▶ Goal
Can you find the lines of the listing that include "chart" and copy every one?

▶ Given records
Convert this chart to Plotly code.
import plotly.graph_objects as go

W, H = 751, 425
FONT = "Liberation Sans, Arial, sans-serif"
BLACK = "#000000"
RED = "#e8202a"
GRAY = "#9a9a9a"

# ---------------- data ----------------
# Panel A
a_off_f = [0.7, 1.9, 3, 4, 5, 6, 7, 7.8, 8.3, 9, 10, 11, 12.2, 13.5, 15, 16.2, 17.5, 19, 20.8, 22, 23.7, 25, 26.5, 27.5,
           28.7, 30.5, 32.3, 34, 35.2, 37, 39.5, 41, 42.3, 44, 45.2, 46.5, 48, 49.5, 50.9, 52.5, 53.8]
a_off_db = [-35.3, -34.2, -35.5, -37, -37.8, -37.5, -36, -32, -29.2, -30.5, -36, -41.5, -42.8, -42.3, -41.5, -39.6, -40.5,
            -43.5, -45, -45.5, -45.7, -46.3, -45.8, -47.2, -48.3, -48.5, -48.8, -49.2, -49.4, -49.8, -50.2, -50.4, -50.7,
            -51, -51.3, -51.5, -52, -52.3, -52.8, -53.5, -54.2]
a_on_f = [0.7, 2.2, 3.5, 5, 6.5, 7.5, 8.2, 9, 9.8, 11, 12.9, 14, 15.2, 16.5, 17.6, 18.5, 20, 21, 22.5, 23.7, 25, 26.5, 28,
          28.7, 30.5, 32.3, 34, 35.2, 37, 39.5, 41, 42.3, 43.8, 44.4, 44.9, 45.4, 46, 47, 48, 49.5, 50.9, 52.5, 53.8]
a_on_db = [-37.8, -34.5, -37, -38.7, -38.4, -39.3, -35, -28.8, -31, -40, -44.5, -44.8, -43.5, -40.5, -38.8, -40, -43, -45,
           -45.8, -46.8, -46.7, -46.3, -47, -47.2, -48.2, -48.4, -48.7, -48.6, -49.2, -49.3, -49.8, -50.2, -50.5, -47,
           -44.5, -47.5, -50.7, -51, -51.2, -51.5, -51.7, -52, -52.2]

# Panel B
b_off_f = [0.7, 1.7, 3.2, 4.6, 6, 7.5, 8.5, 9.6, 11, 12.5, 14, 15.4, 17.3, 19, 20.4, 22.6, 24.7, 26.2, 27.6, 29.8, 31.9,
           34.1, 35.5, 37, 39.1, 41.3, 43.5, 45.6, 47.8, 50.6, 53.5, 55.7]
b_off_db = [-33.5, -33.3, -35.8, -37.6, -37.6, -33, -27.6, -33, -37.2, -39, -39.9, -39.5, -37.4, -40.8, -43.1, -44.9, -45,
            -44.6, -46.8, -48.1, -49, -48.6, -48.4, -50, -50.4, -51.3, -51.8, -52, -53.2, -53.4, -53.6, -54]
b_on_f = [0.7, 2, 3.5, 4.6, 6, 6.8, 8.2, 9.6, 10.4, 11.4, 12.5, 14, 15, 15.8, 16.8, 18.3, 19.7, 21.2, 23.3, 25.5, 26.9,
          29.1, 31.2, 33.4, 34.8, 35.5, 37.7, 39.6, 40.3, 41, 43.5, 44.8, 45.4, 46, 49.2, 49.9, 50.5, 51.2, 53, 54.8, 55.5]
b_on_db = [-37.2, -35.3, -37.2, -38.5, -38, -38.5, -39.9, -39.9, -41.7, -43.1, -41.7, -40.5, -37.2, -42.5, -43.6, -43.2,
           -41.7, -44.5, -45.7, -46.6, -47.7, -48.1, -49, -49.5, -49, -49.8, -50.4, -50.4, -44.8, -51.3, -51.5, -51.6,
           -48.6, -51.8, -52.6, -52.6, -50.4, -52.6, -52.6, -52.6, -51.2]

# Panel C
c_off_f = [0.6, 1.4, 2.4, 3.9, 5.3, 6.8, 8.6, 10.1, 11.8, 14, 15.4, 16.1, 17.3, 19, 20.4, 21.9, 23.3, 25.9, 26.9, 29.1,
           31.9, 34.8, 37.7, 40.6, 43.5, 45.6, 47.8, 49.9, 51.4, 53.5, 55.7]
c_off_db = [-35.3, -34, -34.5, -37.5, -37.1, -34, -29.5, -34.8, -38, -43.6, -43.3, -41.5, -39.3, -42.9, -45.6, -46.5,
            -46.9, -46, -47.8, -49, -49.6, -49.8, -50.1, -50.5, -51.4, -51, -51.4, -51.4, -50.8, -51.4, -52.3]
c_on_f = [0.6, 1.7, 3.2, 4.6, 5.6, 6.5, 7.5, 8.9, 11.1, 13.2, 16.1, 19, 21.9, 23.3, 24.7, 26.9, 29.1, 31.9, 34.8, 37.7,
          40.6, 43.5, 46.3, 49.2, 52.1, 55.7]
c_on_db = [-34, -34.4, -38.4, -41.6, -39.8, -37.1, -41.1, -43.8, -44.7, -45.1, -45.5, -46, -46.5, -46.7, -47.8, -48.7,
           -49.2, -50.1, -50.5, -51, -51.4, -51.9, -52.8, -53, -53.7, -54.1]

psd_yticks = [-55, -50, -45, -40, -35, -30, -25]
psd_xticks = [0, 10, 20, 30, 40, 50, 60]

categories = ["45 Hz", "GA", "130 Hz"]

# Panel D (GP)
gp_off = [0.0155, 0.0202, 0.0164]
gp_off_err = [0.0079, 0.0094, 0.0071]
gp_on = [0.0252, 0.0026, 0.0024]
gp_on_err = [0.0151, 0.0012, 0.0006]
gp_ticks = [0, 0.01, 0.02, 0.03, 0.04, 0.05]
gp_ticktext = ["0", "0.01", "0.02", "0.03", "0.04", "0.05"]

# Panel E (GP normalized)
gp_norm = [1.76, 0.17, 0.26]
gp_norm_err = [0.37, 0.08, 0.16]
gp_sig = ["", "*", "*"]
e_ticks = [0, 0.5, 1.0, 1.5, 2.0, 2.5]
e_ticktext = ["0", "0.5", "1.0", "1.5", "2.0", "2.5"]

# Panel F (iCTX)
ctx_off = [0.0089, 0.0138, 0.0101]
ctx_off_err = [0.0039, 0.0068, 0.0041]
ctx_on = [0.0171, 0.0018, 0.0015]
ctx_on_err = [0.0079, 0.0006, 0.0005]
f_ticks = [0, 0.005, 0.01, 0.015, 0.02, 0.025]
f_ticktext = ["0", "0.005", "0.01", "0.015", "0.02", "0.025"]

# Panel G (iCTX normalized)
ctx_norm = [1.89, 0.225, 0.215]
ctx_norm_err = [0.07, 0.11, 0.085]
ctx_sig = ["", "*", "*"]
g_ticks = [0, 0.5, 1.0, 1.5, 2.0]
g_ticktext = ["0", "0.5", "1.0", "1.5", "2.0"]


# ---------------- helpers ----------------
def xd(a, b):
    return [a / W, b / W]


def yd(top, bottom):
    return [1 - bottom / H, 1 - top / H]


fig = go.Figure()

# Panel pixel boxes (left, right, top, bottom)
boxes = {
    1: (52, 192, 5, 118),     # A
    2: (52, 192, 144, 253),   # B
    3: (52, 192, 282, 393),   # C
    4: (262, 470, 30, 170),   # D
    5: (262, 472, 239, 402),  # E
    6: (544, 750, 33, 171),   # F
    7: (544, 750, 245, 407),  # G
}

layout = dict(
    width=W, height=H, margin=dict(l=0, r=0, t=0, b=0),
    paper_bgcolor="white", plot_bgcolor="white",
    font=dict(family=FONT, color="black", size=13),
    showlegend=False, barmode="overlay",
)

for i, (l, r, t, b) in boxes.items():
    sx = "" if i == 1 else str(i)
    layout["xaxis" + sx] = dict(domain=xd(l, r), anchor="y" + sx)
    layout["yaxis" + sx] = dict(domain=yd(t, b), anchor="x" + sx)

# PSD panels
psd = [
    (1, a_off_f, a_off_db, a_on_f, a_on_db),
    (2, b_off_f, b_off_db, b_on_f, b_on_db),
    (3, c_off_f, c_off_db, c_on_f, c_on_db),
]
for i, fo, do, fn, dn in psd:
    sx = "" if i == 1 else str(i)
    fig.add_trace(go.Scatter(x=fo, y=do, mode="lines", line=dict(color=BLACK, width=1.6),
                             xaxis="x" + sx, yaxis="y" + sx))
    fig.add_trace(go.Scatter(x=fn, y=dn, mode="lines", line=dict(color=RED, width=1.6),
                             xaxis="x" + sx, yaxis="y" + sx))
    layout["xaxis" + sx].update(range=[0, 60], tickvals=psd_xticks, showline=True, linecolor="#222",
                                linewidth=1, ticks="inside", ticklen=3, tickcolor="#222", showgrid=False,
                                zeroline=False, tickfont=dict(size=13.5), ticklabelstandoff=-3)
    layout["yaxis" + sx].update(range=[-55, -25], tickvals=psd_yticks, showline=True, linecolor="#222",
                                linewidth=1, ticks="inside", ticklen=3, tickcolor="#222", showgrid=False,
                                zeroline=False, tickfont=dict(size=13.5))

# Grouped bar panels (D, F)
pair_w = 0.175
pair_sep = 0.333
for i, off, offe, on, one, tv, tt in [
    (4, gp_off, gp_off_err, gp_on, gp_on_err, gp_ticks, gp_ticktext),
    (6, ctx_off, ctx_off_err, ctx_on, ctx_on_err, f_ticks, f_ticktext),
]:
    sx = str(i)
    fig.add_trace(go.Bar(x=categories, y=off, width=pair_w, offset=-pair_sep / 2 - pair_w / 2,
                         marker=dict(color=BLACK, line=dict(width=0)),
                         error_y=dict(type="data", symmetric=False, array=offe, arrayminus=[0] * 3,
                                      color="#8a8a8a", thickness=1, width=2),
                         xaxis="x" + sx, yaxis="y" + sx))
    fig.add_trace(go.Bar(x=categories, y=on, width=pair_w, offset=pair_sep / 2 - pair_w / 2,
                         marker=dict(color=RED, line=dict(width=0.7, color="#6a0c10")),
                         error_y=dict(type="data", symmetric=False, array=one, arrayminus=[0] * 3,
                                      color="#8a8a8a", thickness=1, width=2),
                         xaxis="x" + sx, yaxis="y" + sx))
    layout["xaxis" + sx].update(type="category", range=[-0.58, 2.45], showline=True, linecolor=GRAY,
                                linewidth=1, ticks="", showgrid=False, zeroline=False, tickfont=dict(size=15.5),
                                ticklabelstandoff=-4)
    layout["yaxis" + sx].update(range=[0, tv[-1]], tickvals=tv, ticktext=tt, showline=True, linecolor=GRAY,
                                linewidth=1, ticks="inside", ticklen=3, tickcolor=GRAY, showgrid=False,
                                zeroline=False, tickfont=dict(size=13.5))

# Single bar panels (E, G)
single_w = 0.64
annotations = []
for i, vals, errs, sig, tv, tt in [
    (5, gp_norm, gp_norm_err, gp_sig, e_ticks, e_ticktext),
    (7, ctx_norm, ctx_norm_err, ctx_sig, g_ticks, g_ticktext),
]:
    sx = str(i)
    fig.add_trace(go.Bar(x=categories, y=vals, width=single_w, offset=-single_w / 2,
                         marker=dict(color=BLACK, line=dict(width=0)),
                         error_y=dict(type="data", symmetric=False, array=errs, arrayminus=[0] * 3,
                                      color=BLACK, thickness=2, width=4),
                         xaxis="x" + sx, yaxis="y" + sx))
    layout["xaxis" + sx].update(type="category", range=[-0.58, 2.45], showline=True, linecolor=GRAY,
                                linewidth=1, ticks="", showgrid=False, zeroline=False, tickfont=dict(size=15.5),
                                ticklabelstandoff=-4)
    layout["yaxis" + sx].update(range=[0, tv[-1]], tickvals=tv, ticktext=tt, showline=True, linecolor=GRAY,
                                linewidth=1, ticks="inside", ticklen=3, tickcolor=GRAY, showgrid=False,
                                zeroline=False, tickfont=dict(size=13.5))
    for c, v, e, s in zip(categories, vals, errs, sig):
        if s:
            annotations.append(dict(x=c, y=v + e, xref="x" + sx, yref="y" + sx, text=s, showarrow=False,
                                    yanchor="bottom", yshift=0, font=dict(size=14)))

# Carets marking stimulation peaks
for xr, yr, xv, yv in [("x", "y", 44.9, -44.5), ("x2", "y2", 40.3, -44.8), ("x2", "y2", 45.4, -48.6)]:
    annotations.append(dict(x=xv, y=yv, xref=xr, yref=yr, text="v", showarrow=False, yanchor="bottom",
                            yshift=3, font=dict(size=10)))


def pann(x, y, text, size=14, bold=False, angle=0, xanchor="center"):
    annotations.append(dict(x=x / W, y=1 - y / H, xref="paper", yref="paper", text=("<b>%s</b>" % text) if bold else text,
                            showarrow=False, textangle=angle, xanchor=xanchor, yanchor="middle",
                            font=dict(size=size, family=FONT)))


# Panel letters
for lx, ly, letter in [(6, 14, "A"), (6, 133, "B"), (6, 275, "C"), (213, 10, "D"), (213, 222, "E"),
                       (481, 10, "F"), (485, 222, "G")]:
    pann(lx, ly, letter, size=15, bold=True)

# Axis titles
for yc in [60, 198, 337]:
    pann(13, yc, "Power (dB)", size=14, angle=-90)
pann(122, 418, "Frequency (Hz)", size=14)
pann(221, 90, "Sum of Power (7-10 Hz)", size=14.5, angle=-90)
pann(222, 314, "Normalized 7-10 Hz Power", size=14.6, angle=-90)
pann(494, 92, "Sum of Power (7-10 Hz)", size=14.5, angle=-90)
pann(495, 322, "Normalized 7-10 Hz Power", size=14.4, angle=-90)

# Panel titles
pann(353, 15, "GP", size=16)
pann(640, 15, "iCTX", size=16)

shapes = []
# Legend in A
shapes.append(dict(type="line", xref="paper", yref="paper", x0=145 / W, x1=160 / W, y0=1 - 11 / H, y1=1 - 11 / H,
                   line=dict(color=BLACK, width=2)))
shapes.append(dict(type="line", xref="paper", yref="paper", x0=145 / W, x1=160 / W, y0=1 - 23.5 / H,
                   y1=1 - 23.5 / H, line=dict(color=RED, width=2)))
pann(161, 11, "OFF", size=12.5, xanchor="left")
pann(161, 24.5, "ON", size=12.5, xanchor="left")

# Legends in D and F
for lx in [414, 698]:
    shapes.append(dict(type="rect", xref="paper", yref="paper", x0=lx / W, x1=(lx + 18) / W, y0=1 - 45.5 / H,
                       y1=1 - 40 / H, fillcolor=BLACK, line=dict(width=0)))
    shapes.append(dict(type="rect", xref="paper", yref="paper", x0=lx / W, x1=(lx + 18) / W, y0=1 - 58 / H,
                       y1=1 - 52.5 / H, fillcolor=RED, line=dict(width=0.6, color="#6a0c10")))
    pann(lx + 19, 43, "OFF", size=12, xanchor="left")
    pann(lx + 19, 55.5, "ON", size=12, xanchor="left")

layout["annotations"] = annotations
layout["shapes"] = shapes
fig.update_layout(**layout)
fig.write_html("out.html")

---

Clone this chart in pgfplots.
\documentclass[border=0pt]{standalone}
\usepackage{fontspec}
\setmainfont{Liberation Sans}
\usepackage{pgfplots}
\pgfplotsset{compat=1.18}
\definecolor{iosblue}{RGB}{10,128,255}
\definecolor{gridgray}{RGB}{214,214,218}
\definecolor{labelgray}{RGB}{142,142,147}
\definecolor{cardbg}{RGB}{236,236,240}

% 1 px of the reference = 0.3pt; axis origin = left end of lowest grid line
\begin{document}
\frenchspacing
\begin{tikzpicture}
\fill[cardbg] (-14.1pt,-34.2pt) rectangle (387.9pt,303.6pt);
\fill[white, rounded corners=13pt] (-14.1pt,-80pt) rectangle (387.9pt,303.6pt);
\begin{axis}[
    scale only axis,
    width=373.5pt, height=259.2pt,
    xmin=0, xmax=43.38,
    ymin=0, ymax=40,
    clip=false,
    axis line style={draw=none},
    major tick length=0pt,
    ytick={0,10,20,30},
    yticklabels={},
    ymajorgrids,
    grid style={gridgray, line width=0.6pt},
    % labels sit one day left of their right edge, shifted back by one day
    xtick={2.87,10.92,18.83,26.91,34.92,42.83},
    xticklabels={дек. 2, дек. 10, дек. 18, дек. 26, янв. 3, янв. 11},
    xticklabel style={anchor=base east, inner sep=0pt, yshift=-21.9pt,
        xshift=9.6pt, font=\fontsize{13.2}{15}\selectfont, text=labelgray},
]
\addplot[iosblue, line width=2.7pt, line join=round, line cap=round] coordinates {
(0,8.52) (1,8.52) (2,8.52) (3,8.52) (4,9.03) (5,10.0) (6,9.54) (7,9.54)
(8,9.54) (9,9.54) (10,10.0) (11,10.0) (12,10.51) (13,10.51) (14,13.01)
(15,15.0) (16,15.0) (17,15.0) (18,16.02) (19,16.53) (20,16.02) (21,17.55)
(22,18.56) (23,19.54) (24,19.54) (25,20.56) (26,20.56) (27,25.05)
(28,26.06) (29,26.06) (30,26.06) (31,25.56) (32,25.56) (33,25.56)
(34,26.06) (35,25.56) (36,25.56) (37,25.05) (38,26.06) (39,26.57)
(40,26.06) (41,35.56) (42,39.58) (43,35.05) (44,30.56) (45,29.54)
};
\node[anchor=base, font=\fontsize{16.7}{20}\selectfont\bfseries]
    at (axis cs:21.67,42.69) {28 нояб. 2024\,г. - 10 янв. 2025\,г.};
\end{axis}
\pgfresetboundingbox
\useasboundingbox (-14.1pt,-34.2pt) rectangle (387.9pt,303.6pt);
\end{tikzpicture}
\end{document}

--

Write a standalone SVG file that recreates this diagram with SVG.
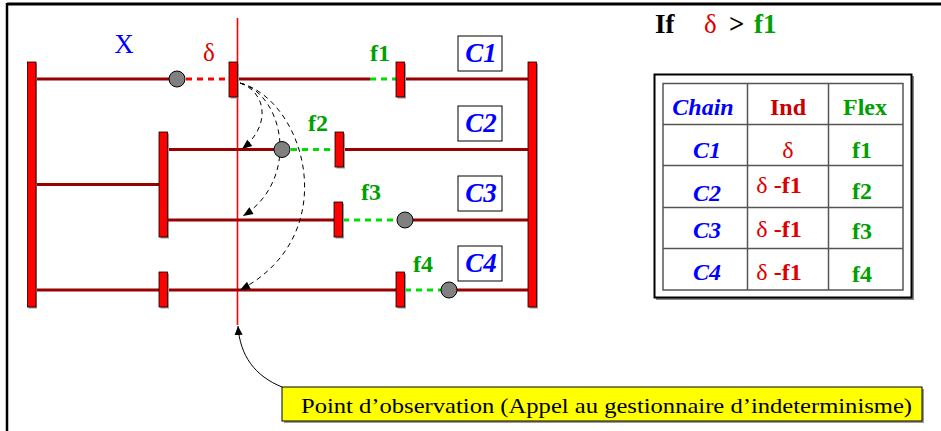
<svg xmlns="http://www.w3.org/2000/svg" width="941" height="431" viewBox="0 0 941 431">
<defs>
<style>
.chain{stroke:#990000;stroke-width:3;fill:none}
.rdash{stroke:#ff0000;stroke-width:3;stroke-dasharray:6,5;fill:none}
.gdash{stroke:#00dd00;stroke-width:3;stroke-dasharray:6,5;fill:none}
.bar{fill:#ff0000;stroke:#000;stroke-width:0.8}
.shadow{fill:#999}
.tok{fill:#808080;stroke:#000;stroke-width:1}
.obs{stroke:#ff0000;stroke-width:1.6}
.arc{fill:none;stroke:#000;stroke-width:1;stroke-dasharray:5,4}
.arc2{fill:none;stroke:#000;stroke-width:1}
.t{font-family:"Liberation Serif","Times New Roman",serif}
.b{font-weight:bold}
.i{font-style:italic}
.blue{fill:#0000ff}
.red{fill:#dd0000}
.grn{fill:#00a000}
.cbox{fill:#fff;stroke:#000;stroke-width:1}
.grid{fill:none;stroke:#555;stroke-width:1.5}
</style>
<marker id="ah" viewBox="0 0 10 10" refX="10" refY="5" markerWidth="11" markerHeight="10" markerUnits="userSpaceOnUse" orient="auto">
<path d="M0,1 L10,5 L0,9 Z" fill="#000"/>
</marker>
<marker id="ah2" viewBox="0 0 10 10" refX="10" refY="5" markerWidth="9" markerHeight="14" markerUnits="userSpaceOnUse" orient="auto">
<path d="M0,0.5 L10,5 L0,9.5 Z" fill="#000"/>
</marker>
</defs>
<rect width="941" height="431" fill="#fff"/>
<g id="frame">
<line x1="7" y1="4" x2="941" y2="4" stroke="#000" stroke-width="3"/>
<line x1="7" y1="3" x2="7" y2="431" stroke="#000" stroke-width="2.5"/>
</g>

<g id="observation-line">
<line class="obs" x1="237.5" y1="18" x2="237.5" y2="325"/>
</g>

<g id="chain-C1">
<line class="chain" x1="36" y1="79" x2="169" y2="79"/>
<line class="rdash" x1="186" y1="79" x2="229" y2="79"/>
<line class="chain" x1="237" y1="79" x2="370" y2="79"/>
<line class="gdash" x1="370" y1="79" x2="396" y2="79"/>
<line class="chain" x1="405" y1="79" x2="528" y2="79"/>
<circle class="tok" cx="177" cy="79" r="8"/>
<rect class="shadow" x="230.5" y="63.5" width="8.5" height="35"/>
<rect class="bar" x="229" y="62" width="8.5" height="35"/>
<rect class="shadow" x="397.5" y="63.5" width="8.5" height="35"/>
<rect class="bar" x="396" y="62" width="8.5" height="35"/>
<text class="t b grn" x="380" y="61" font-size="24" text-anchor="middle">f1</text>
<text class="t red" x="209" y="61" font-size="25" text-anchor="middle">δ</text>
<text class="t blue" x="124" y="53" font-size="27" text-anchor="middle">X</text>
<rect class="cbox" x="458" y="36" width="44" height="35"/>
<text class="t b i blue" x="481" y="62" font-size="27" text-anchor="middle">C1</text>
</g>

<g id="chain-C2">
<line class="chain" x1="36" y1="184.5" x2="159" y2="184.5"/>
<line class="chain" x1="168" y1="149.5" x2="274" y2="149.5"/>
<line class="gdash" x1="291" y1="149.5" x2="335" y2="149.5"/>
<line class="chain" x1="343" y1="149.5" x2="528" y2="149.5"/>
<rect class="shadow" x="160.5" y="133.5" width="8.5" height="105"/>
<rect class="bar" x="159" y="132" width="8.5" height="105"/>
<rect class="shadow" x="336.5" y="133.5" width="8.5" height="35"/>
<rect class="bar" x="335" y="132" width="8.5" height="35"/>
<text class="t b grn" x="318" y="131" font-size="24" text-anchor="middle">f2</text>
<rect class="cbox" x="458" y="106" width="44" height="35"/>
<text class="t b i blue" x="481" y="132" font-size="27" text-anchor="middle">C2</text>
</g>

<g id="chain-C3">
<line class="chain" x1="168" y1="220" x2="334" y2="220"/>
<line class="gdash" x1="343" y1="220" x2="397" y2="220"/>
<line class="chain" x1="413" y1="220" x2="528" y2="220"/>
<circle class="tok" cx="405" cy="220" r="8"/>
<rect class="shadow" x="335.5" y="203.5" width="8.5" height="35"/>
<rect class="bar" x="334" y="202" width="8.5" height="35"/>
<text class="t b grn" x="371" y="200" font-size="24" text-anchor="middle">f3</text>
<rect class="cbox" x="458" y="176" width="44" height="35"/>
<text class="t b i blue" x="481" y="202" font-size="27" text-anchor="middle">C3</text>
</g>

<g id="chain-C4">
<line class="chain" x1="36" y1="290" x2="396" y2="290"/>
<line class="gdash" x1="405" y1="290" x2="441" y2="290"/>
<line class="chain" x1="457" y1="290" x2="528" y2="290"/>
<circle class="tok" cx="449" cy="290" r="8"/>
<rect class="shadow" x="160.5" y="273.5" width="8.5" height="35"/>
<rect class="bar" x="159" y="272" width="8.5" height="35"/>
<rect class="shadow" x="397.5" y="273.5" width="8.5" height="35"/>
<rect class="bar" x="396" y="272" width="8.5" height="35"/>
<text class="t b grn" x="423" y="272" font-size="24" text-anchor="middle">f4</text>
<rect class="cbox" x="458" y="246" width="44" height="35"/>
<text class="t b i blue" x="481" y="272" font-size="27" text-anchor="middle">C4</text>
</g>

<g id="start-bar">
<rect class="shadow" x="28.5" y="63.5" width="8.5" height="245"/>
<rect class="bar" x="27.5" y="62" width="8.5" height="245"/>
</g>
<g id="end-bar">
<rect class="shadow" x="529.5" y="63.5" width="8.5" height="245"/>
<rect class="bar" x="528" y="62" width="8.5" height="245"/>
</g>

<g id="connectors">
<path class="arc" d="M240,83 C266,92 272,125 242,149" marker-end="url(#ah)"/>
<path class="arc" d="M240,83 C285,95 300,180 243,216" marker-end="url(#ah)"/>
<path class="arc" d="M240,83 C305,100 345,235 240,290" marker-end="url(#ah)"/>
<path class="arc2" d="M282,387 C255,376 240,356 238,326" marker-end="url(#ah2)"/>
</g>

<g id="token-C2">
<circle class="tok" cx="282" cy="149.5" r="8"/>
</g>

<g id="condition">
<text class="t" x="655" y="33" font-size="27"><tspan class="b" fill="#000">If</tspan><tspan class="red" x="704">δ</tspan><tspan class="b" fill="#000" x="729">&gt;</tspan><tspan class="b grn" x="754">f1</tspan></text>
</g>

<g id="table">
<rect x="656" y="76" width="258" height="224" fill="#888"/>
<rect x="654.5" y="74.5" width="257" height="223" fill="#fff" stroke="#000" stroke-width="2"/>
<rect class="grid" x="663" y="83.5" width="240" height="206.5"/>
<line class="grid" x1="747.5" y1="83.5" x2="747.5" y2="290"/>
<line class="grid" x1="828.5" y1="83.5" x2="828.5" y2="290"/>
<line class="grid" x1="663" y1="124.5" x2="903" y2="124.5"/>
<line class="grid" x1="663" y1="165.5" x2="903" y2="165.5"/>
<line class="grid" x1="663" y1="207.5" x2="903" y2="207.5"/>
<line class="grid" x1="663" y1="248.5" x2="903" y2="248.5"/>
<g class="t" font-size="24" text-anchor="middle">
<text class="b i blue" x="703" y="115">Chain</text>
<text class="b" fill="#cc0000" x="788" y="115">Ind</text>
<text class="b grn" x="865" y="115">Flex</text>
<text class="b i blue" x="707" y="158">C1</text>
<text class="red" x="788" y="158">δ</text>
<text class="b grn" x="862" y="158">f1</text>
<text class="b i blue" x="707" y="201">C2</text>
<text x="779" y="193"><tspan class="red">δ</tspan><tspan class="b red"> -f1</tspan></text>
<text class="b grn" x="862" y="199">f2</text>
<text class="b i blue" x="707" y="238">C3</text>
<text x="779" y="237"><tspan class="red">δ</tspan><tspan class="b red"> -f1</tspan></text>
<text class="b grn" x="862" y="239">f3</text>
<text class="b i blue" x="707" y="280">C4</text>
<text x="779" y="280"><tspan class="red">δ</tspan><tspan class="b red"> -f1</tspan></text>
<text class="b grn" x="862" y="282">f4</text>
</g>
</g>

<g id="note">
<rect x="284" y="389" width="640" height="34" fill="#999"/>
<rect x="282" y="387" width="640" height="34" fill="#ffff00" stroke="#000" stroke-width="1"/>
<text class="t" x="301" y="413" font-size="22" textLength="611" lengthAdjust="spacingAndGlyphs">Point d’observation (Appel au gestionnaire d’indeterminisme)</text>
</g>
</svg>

▶ Written response
Convert this chart to Plotly code.
Clone this chart in pgfplots.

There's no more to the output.